Q: Can Texas calculate military retired pay as if the marriage ended on the date of separation, years before divorce?
A Texas judge signed a final decree in 2023, ending the community property portion as of 2019, the date of separation. The decree calculated and divided the servicemember's High 3 and years of service as if the marriage had ended in 2019. Post trial, the judge writes a letter denying that this language meant he treated the remaining retired pay as separate property. The judge awarded each party 50% of whatever accrued between the date of marriage and date of separation, where a military pension does not accrue as it does not exist until 20 years are served. During the trial, the judge did not mention or address the remaining undivided portion including classification or award. All post trial objections were sustained, including preemption of federal law. This was a discretionary award in a no fault divorce. No case law found to support this division.

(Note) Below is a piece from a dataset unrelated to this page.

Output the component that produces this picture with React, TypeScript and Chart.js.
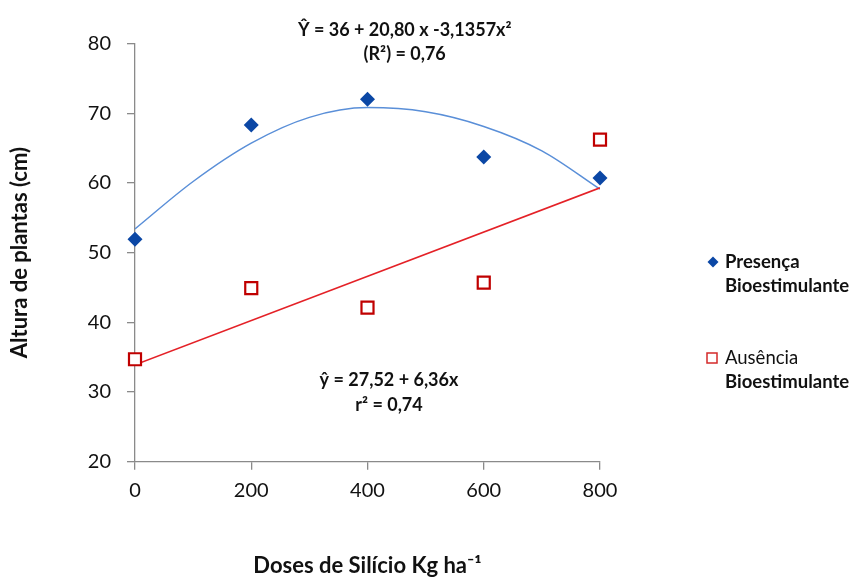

The community portion of military retirement pay is that portion which accrues during the existence of the marriage, i.e. from the date of marriage to the date of divorce. Any portion that accrued outside of the existence of the marriage is the servicemember's separate property.

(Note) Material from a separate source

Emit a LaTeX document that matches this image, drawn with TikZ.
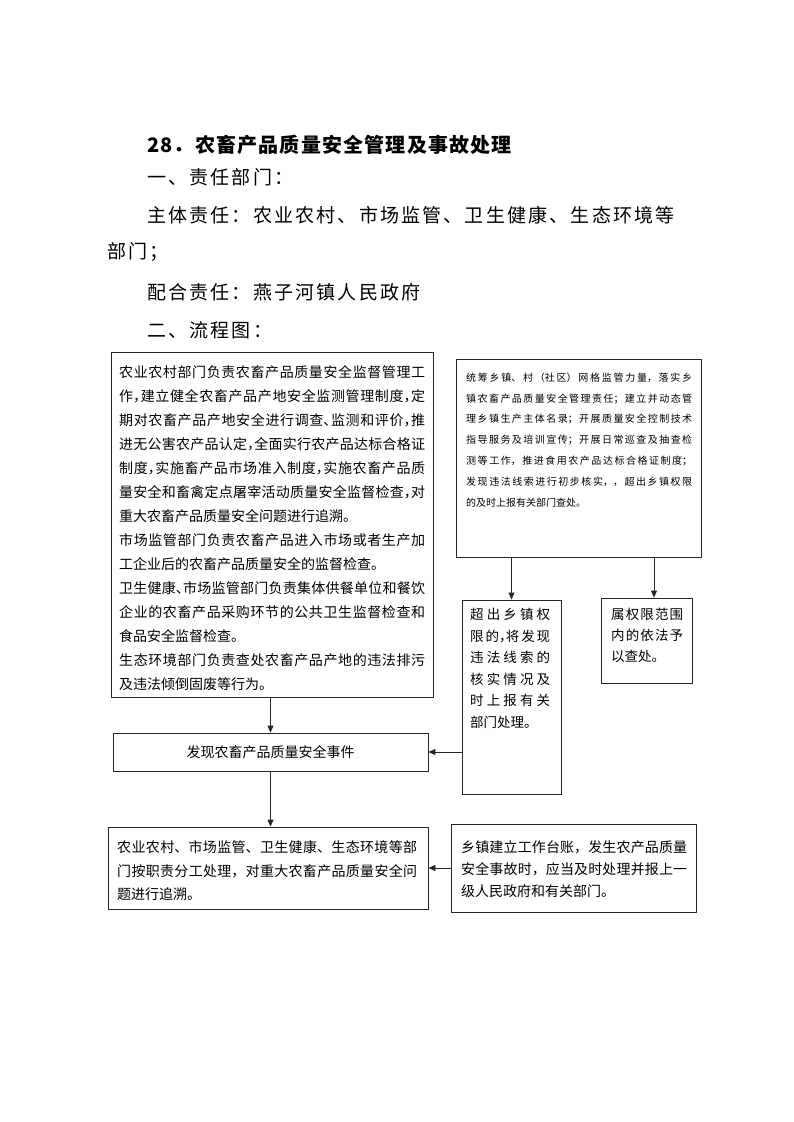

However, a divorce court is not obligated to divide the community portion of military retirement pay in kind equally 50-50. The divisions of community property must be "just and right." It sounds to me like the court determined that the servicemember is entitled to that part of the community portion of his/her own military retirement that accrued from the date of separation to the date of divorce, and that the spouses should split that part of the community portion that accrued from the date of marriage through the date of separation as part of the court's "just and right" division of their community property.
A military pension DOES in fact accrue during the period of a servicemember's service in the armed forces but it does not VEST unless and until the servicemember has served 20 years. The DoD is very familiar with these types of calculations and does them all the time for both the old High 36 and current BRC plans. I don't see a valid federal preemption argument in the context of this question.